** START **
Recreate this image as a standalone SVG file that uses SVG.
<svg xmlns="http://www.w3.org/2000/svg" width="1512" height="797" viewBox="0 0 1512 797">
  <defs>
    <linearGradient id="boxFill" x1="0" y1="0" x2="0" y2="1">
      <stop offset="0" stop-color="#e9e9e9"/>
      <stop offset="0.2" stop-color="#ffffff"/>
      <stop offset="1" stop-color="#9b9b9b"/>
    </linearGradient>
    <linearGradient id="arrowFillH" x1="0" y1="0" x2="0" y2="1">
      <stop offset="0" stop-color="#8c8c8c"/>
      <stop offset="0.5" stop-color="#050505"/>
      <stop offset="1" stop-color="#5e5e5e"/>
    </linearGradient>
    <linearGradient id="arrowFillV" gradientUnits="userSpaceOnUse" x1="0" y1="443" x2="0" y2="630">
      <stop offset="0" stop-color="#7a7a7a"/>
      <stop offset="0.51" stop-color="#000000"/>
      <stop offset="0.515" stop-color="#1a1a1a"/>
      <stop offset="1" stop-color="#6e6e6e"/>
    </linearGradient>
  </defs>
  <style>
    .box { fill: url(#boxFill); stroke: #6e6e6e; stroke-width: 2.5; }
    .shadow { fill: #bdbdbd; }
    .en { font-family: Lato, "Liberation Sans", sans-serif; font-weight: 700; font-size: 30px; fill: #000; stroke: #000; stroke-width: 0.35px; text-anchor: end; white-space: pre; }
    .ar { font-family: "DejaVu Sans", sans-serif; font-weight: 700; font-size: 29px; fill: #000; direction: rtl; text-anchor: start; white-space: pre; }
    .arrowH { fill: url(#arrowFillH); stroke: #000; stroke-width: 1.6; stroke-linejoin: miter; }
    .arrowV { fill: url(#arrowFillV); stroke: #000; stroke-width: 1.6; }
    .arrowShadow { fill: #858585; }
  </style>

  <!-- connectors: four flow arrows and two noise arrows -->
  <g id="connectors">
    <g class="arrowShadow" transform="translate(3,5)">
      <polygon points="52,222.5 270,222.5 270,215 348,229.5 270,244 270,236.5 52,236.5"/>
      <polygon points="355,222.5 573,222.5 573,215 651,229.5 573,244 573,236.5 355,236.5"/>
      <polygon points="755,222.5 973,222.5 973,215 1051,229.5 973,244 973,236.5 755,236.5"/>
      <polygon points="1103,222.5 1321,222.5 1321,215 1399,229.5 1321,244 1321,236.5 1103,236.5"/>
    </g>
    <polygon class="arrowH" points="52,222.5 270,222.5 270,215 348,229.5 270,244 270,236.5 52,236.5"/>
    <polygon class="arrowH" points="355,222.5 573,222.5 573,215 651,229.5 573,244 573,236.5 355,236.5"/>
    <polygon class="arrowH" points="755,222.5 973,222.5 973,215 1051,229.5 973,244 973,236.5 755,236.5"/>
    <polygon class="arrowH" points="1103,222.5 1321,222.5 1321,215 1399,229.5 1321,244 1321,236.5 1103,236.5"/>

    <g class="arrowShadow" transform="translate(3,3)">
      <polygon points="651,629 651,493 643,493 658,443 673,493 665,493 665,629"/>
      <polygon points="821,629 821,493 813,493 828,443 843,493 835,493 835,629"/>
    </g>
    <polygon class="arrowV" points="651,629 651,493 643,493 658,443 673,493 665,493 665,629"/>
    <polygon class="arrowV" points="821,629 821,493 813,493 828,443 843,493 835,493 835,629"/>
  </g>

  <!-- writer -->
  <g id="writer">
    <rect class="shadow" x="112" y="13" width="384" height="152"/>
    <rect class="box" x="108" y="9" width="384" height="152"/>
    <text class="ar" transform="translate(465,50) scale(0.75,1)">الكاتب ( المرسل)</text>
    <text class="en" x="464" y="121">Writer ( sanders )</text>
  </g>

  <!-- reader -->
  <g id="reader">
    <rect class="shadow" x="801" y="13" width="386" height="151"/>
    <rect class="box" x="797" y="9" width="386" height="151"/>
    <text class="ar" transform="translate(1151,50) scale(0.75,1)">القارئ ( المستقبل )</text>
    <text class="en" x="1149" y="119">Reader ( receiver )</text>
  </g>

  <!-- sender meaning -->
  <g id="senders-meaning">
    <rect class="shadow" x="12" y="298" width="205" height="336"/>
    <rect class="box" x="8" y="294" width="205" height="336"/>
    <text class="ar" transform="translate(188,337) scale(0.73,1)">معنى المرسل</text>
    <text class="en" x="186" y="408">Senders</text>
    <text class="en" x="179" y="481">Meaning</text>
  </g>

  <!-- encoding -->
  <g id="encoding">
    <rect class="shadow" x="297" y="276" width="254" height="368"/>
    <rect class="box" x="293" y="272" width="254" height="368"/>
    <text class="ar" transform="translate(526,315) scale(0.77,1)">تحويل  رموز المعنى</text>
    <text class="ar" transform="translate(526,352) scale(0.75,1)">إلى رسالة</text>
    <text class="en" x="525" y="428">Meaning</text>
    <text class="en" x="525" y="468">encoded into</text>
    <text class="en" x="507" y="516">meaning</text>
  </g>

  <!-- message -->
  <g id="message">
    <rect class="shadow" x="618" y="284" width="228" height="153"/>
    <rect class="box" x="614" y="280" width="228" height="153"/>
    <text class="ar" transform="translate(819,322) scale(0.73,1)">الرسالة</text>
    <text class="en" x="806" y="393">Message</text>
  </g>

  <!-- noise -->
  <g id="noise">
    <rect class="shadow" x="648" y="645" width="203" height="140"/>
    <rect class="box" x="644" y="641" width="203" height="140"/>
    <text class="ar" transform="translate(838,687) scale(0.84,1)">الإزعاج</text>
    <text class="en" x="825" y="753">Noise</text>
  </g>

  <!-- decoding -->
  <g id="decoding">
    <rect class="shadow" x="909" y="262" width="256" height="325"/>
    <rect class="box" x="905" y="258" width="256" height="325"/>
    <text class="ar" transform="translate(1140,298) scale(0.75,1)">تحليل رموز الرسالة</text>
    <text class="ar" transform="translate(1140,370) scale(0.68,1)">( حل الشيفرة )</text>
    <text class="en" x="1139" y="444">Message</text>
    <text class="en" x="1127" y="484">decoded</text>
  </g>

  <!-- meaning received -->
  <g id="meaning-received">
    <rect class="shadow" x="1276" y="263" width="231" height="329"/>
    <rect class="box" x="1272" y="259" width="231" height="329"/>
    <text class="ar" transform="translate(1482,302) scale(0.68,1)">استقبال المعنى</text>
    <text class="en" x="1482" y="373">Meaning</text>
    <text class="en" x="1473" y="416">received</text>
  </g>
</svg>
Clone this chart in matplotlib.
** END **
GIVEN TASK
For each line above that contains the word "this", copy that line.

RESPONSE TO THE EXERCISE
Recreate this image as a standalone SVG file that uses SVG.
Clone this chart in matplotlib.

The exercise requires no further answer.